King’s College Hospital NHS Foundation Trust has reached the halfway mark for rolling out e-prescribing as part of its iSoft electronic patient record system.

Speaking at an electronic prescribing and medicines administration event in Manchester, Richard Yorke, health informatics consultant at King’s, said that the project has been progressing well.

The trust has reached its target of rolling out across two wards every month.
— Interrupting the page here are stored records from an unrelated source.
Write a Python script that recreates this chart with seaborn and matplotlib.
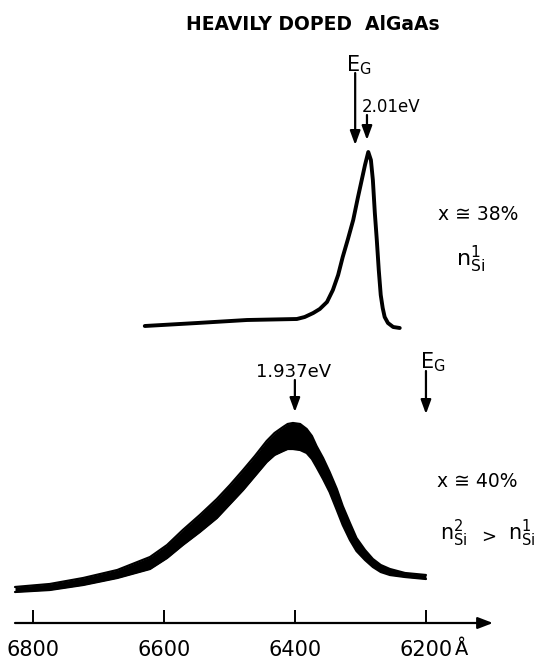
import matplotlib
matplotlib.use("Agg")
import matplotlib.pyplot as plt
import seaborn as sns

# ---------------- data ----------------
# upper spectrum: x ~ 38 %, n_Si^1  (wavelength in Angstrom, offset intensity in a.u.)
top_wavelength = [6629, 6549, 6473, 6397, 6385, 6372, 6362, 6351, 6342, 6334,
                  6327, 6319, 6311, 6304, 6298, 6293, 6288, 6284, 6281, 6278,
                  6275, 6272, 6269, 6266, 6263, 6258, 6250, 6240]
top_intensity = [2.97, 3.00, 3.03, 3.04, 3.06, 3.10, 3.14, 3.21, 3.33, 3.48,
                 3.66, 3.84, 4.03, 4.25, 4.43, 4.58, 4.71, 4.63, 4.43, 4.10,
                 3.83, 3.53, 3.28, 3.15, 3.06, 3.00, 2.96, 2.95]

# lower spectrum: x ~ 40 %, n_Si^2 > n_Si^1 (noisy trace: upper / lower envelope)
bottom_wavelength = [6827, 6774, 6723, 6671, 6621, 6595, 6571, 6545, 6519, 6499,
                     6479, 6461, 6443, 6431, 6418, 6411, 6403, 6392, 6382, 6374,
                     6367, 6357, 6347, 6336, 6327, 6316, 6306, 6293, 6281, 6269,
                     6255, 6232, 6200]
bottom_upper = [0.36, 0.39, 0.45, 0.53, 0.66, 0.78, 0.93, 1.08, 1.24, 1.38,
                1.53, 1.67, 1.82, 1.90, 1.96, 1.99, 2.00, 1.99, 1.94, 1.87,
                1.77, 1.65, 1.51, 1.34, 1.17, 1.00, 0.85, 0.73, 0.64, 0.58,
                0.54, 0.50, 0.48]
bottom_lower = [0.31, 0.33, 0.38, 0.45, 0.54, 0.65, 0.78, 0.91, 1.05, 1.19,
                1.33, 1.47, 1.61, 1.68, 1.72, 1.74, 1.74, 1.73, 1.70, 1.64,
                1.56, 1.44, 1.31, 1.13, 0.98, 0.83, 0.72, 0.63, 0.56, 0.51,
                0.48, 0.46, 0.44]

x_ticks = [6800, 6600, 6400, 6200]
x_tick_labels = ["6800", "6600", "6400", "6200"]

# marker arrows: (wavelength, label)
marker_wavelengths = [6308, 6290, 6400, 6200]
marker_labels = ["E_G", "2.01eV", "1.937eV", "E_G"]

title_text = "HEAVILY DOPED  AlGaAs"

# ---------------- figure ----------------
sns.set_theme(style="white")
plt.rcParams["font.family"] = ["DejaVu Sans"]
plt.rcParams["mathtext.fontset"] = "dejavusans"
plt.rcParams["text.color"] = "black"
plt.rcParams["xtick.color"] = "black"
plt.rcParams["xtick.labelcolor"] = "black"

W, H = 540, 659
fig = plt.figure(figsize=(W / 100, H / 100), dpi=100)
ax = fig.add_axes([0, 0, 1, 1])
ax.set_xlim(6849.9, 6026.0)
ax.set_ylim(-0.36, 6.23)


def ydat(py):
    return (623 - py) / 100.0


def fx(px):
    return px / W


def fy(py):
    return 1 - py / H


# spectra
sns.lineplot(x=top_wavelength, y=top_intensity, color="black", lw=2.8, ax=ax,
             sort=False, estimator=None)
ax.fill_between(bottom_wavelength, bottom_lower, bottom_upper, color="black", lw=0)
sns.lineplot(x=bottom_wavelength, y=bottom_upper, color="black", lw=1.6, ax=ax,
             sort=False, estimator=None)
sns.lineplot(x=bottom_wavelength, y=bottom_lower, color="black", lw=1.6, ax=ax,
             sort=False, estimator=None)

# x axis with arrow
for s in ax.spines.values():
    s.set_visible(False)
ax.spines["bottom"].set_position(("data", 0))
ax.set_xticks(x_ticks, x_tick_labels)
ax.set_yticks([])
ax.tick_params(axis="x", direction="in", length=9.4, width=1.4, pad=12,
               labelsize=15, colors="black", labelcolor="black", bottom=True)
ax.annotate("", xy=(6097.8, 0), xytext=(6827, 0),
            arrowprops=dict(arrowstyle="-|>,head_length=0.65,head_width=0.25",
                            lw=1.6, color="black", mutation_scale=14,
                            shrinkA=0, shrinkB=0))
fig.text(fx(455), fy(655), "Å", fontsize=14, ha="left", va="baseline")

# marker arrows
arrow_style = dict(arrowstyle="-|>,head_length=0.6,head_width=0.22", lw=1.6,
                   color="black", mutation_scale=14, shrinkA=0, shrinkB=0)
arrow_spans = [(73, 145), (115, 140), (380, 412), (371, 414)]
for wl, (y0, y1) in zip(marker_wavelengths, arrow_spans):
    ax.annotate("", xy=(wl, ydat(y1)), xytext=(wl, ydat(y0)), arrowprops=arrow_style)

# labels
fig.text(fx(313), fy(30), title_text, fontsize=13.5, fontweight="bold",
         ha="center", va="baseline")
fig.text(fx(346), fy(71), r"$\mathregular{E_{G}}$", fontsize=15, ha="left", va="baseline")
fig.text(fx(362), fy(112), marker_labels[1], fontsize=12, ha="left", va="baseline")
fig.text(fx(294), fy(377), marker_labels[2], fontsize=13, ha="center", va="baseline")
fig.text(fx(420), fy(368), r"$\mathregular{E_{G}}$", fontsize=15, ha="left", va="baseline")

fig.text(fx(438), fy(220), "x ≅ 38%", fontsize=13.5, ha="left", va="baseline")
fig.text(fx(437), fy(487), "x ≅ 40%", fontsize=13.5, ha="left", va="baseline")

fig.text(fx(456), fy(266), r"$\mathregular{n^{1}_{Si}}$", fontsize=16,
         ha="left", va="baseline")
fig.text(fx(440), fy(540), r"$\mathregular{n^{2}_{Si}}$", fontsize=15,
         ha="left", va="baseline")
fig.text(fx(481), fy(542), ">", fontsize=13, ha="left", va="baseline")
fig.text(fx(508), fy(540), r"$\mathregular{n^{1}_{Si}}$", fontsize=15,
         ha="left", va="baseline")

fig.savefig("out.png", dpi=100)
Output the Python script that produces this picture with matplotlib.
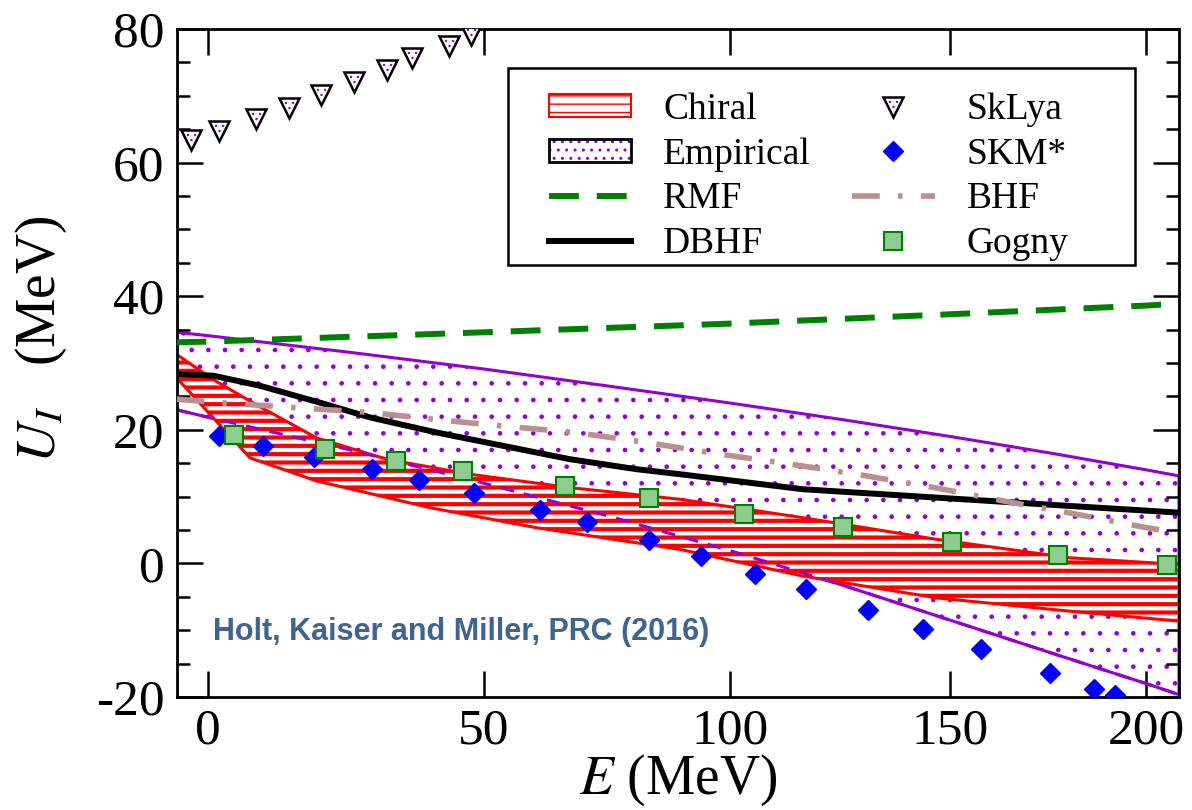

Yorke said: “The scope of the project was to get ePMA live and do it quickly and provide a single process for all drugs.

“We now have 22 wards live out of 40; including medicines, neuroscience including theatres and recovery, cardiac and renal, so we are just over halfway there.”

The trust, which first piloted the software in November 2008, went live with the first ward in a low turnover, elderly care ward in May 2009.

However, in a candid account of the challenges involved, Yorke said they had significant problems getting staff onboard when they first started piloting the system.

“We had a user revolt early on in the pilot where the junior doctors decided that they didn’t like it and wrote a letter to the trust’s medical director claiming that it was more risky than using paper.

“We had to stop the pilot until we had worked together to it address the issues and we had some problems around interface, where people couldn’t understand it so instead we made own drug chart,” he added. The changes helped win over staff.

The system now allows staff to prescribe drugs in the native functionality of its iSoft iCM electronic patient record system.

It also provides them with formulas on drugs and dosage routes, records allergies and provides alerts and enables nurses to administer drugs and record that administration.

Yorke added that users are given ample training including dedicated training rooms, user guides and lesson plans and 24 hour support on the wards is provided for the first three days of go-live.

The trust will continue to roll out to the remaining ward and expects the project to be completed by next year.

In addition to rolling out the software, the trust will now look to further develop the drugs catalogues, drug specifications and order sets.

“There is an additional time allowance for complex areas and we are avoiding some areas altogether such as A&E, critical care and chemotherapy,” Yorke added.